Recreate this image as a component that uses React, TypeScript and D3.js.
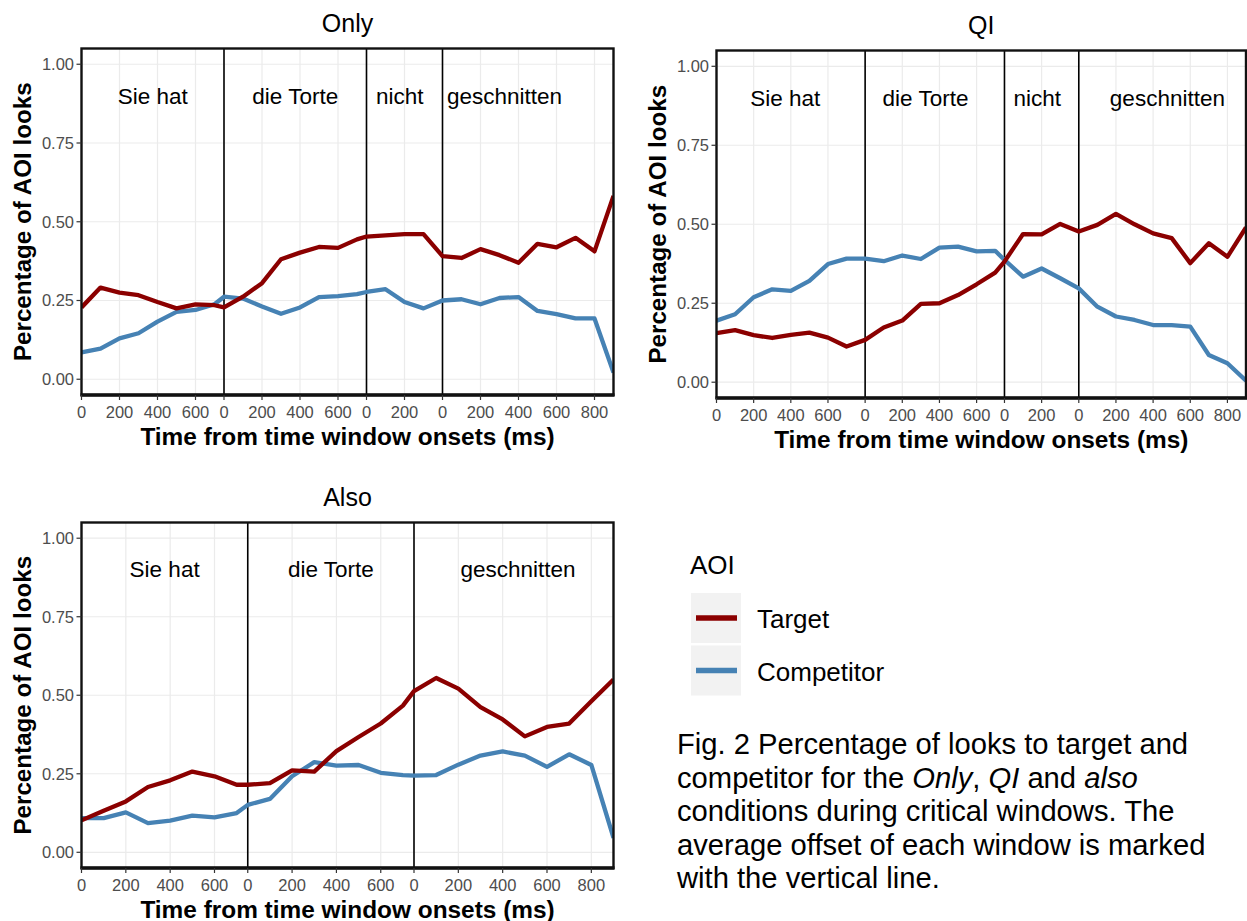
import React from "react";
import * as d3 from "d3";

const FONT = '"Liberation Sans", Arial, Helvetica, sans-serif';
const TARGET_COLOR = "#8B0000";
const COMP_COLOR = "#4682B4";

const Y_TICKS = [0, 0.25, 0.5, 0.75, 1];
const BIN_MS = 100;
const TICK_STEP_MS = 200;

// ---- Only ----
const ONLY_WINDOWS = [750, 750, 400, 900];
const ONLY_WORDS = ["Sie hat", "die Torte", "nicht", "geschnitten"];
const ONLY_WORD_POS = [375, 375, 175, 326];
const ONLY_TARGET = [
  0.228, 0.291, 0.275, 0.267, 0.245, 0.225, 0.238, 0.235,
  0.228, 0.262, 0.305, 0.381, 0.402, 0.42, 0.417, 0.444,
  0.453, 0.457, 0.461, 0.461,
  0.391, 0.385, 0.413, 0.394, 0.37, 0.43, 0.419, 0.449, 0.406, 0.582,
];
const ONLY_COMPETITOR = [
  0.085, 0.097, 0.13, 0.146, 0.183, 0.214, 0.22, 0.238,
  0.262, 0.256, 0.231, 0.208, 0.228, 0.261, 0.264, 0.27,
  0.277, 0.286, 0.245, 0.225,
  0.25, 0.254, 0.238, 0.258, 0.261, 0.217, 0.207, 0.193, 0.193, 0.021,
];

// ---- QI ----
const QI_WINDOWS = [800, 750, 400, 900];
const QI_WORDS = ["Sie hat", "die Torte", "nicht", "geschnitten"];
const QI_WORD_POS = [370, 325, 176, 477];
const QI_TARGET = [
  0.155, 0.165, 0.149, 0.14, 0.15, 0.157, 0.141, 0.113,
  0.134, 0.173, 0.195, 0.248, 0.25, 0.276, 0.31, 0.347,
  0.382, 0.469, 0.468, 0.501,
  0.477, 0.498, 0.533, 0.5, 0.471, 0.456, 0.377, 0.44, 0.397, 0.49,
];
const QI_COMPETITOR = [
  0.195, 0.215, 0.269, 0.294, 0.289, 0.321, 0.374, 0.391,
  0.391, 0.383, 0.401, 0.39, 0.426, 0.429, 0.414, 0.416,
  0.387, 0.334, 0.36, 0.329,
  0.297, 0.239, 0.208, 0.197, 0.181, 0.181, 0.176, 0.086, 0.06, 0.005,
];

// ---- Also ----
const ALSO_WINDOWS = [750, 750, 900];
const ALSO_WORDS = ["Sie hat", "die Torte", "geschnitten"];
const ALSO_WORD_POS = [375, 375, 469];
const ALSO_TARGET = [
  0.102, 0.132, 0.162, 0.208, 0.229, 0.257, 0.242, 0.215,
  0.215, 0.22, 0.261, 0.257, 0.322, 0.367, 0.41, 0.467,
  0.513, 0.555, 0.521, 0.462, 0.423, 0.369, 0.399, 0.41, 0.481, 0.55,
];
const ALSO_COMPETITOR = [
  0.109, 0.109, 0.127, 0.093, 0.101, 0.117, 0.111, 0.125,
  0.151, 0.17, 0.242, 0.287, 0.276, 0.278, 0.253, 0.246,
  0.244, 0.246, 0.279, 0.308, 0.321, 0.308, 0.272, 0.312, 0.278, 0.046,
];

const LEGEND_TITLE = "AOI";
const LEGEND_LABELS = ["Target", "Competitor"];
const LEGEND_COLORS = [TARGET_COLOR, COMP_COLOR];

const X_TITLE = "Time from time window onsets (ms)";
const Y_TITLE = "Percentage of AOI looks";

function sampleTimes(windows: number[]) {
  const times: number[] = [];
  let start = 0;
  windows.forEach((w, i) => {
    const last = i === windows.length - 1;
    for (let t = 0; last ? t <= w : t < w; t += BIN_MS) times.push(start + t);
    start += w;
  });
  return times;
}

function windowStarts(windows: number[]) {
  const s: number[] = [];
  let c = 0;
  windows.forEach((w) => {
    s.push(c);
    c += w;
  });
  return s;
}

function tickList(windows: number[]) {
  const ticks: { pos: number; label: string }[] = [];
  let start = 0;
  windows.forEach((w) => {
    for (let t = 0; t < w; t += TICK_STEP_MS) ticks.push({ pos: start + t, label: String(t) });
    start += w;
  });
  return ticks;
}

type PanelProps = {
  id: string;
  title: string;
  left: number;
  right: number;
  top: number;
  bottom: number;
  windows: number[];
  words: string[];
  wordPos: number[];
  target: number[];
  competitor: number[];
};

function Panel(p: PanelProps) {
  const total = d3.sum(p.windows);
  const x = d3.scaleLinear().domain([0, total]).range([p.left, p.right]);
  const y = d3.scaleLinear().domain([-0.05, 1.05]).range([p.bottom, p.top]);
  const times = sampleTimes(p.windows);
  const starts = windowStarts(p.windows);
  const ticks = tickList(p.windows);
  const line = d3
    .line<number>()
    .x((_, i) => x(times[i]))
    .y((d) => y(d));
  const cx = (p.left + p.right) / 2;
  const cy = (p.top + p.bottom) / 2;
  return (
    <g>
      <defs>
        <clipPath id={`clip-${p.id}`}>
          <rect x={p.left} y={p.top} width={p.right - p.left} height={p.bottom - p.top} />
        </clipPath>
      </defs>
      <rect x={p.left} y={p.top} width={p.right - p.left} height={p.bottom - p.top} fill="#fff" />
      {Y_TICKS.map((t) => (
        <line key={`gy${t}`} x1={p.left} x2={p.right} y1={y(t)} y2={y(t)} stroke="#EBEBEB" strokeWidth={1.2} />
      ))}
      {ticks.map((t, i) => (
        <line key={`gx${i}`} x1={x(t.pos)} x2={x(t.pos)} y1={p.top} y2={p.bottom} stroke="#EBEBEB" strokeWidth={1.2} />
      ))}
      {starts.slice(1).map((s, i) => (
        <line key={`w${i}`} x1={x(s)} x2={x(s)} y1={p.top} y2={p.bottom} stroke="#000" strokeWidth={1.6} />
      ))}
      {p.words.map((w, i) => (
        <text
          key={`word${i}`}
          x={x(starts[i] + p.wordPos[i])}
          y={y(0.9)}
          dy="0.35em"
          textAnchor="middle"
          fontSize={22.5}
          fontFamily={FONT}
          fill="#000"
        >
          {w}
        </text>
      ))}
      <g clipPath={`url(#clip-${p.id})`}>
        <path d={line(p.competitor) || ""} fill="none" stroke={COMP_COLOR} strokeWidth={4.3} strokeLinejoin="round" />
        <path d={line(p.target) || ""} fill="none" stroke={TARGET_COLOR} strokeWidth={4.3} strokeLinejoin="round" />
      </g>
      <rect
        x={p.left}
        y={p.top}
        width={p.right - p.left}
        height={p.bottom - p.top}
        fill="none"
        stroke="#111"
        strokeWidth={2.4}
      />
      <line x1={p.left - 1} x2={p.right + 1} y1={p.bottom} y2={p.bottom} stroke="#111" strokeWidth={3.4} />
      {Y_TICKS.map((t) => (
        <g key={`yt${t}`}>
          <line x1={p.left - 5} x2={p.left} y1={y(t)} y2={y(t)} stroke="#333" strokeWidth={1.2} />
          <text
            x={p.left - 7.5}
            y={y(t)}
            dy="0.36em"
            textAnchor="end"
            fontSize={16.5}
            fontFamily={FONT}
            fill="#4D4D4D"
          >
            {d3.format(".2f")(t)}
          </text>
        </g>
      ))}
      {ticks.map((t, i) => (
        <g key={`xt${i}`}>
          <line x1={x(t.pos)} x2={x(t.pos)} y1={p.bottom} y2={p.bottom + 5} stroke="#333" strokeWidth={1.2} />
          <text
            x={x(t.pos)}
            y={p.bottom + 23}
            textAnchor="middle"
            fontSize={16.5}
            fontFamily={FONT}
            fill="#4D4D4D"
          >
            {t.label}
          </text>
        </g>
      ))}
      <text x={cx} y={p.top - 17} textAnchor="middle" fontSize={25} fontFamily={FONT} fill="#000">
        {p.title}
      </text>
      <text
        x={cx}
        y={p.bottom + 49.5}
        textAnchor="middle"
        fontSize={24.4}
        fontWeight="bold"
        fontFamily={FONT}
        fill="#000"
      >
        {X_TITLE}
      </text>
      <text
        transform={`translate(${p.left - 50.5},${cy}) rotate(-90)`}
        textAnchor="middle"
        fontSize={24.2}
        fontWeight="bold"
        fontFamily={FONT}
        fill="#000"
      >
        {Y_TITLE}
      </text>
    </g>
  );
}

export default function App() {
  return (
    <svg
      width={1247}
      height={921}
      style={{ position: "absolute", left: 0, top: 0, background: "#fff" }}
    >
      <rect x={0} y={0} width={1247} height={921} fill="#fff" />
      <Panel
        id="only"
        title="Only"
        left={81.5}
        right={613.5}
        top={48.5}
        bottom={395}
        windows={ONLY_WINDOWS}
        words={ONLY_WORDS}
        wordPos={ONLY_WORD_POS}
        target={ONLY_TARGET}
        competitor={ONLY_COMPETITOR}
      />
      <Panel
        id="qi"
        title="QI"
        left={716.5}
        right={1246}
        top={50.5}
        bottom={398}
        windows={QI_WINDOWS}
        words={QI_WORDS}
        wordPos={QI_WORD_POS}
        target={QI_TARGET}
        competitor={QI_COMPETITOR}
      />
      <Panel
        id="also"
        title="Also"
        left={81.5}
        right={613.5}
        top={522.5}
        bottom={868}
        windows={ALSO_WINDOWS}
        words={ALSO_WORDS}
        wordPos={ALSO_WORD_POS}
        target={ALSO_TARGET}
        competitor={ALSO_COMPETITOR}
      />
      {/* Legend */}
      <text x={690} y={574} fontSize={26} fontFamily={FONT} fill="#000">
        {LEGEND_TITLE}
      </text>
      {LEGEND_LABELS.map((l, i) => (
        <g key={l}>
          <rect x={691} y={593 + i * 52.5} width={50} height={50} fill="#F2F2F2" />
          <line
            x1={696}
            x2={737}
            y1={618 + i * 52.5}
            y2={618 + i * 52.5}
            stroke={LEGEND_COLORS[i]}
            strokeWidth={5.5}
          />
          <text x={757} y={628 + i * 52.5} fontSize={26} fontFamily={FONT} fill="#000">
            {l}
          </text>
        </g>
      ))}
      {/* Caption */}
      <g fontFamily={FONT} fontSize={29.2} fill="#000">
        <text x={677} y={754}>Fig. 2 Percentage of looks to target and</text>
        <text x={677} y={787.5}>
          competitor for the <tspan fontStyle="italic">Only</tspan>, <tspan fontStyle="italic">QI</tspan> and{" "}
          <tspan fontStyle="italic">also</tspan>
        </text>
        <text x={677} y={821}>conditions during critical windows. The</text>
        <text x={677} y={854.5}>average offset of each window is marked</text>
        <text x={677} y={888}>with the vertical line.</text>
      </g>
    </svg>
  );
}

▸ What you have to do:
Exactly restate the lines from the beginning of the data through the line with "const TICK_STEP_MS = 200;", and no others, keeping pictures out.

▸ Finished task:
Recreate this image as a component that uses React, TypeScript and D3.js.
import React from "react";
import * as d3 from "d3";

const FONT = '"Liberation Sans", Arial, Helvetica, sans-serif';
const TARGET_COLOR = "#8B0000";
const COMP_COLOR = "#4682B4";

const Y_TICKS = [0, 0.25, 0.5, 0.75, 1];
const BIN_MS = 100;
const TICK_STEP_MS = 200;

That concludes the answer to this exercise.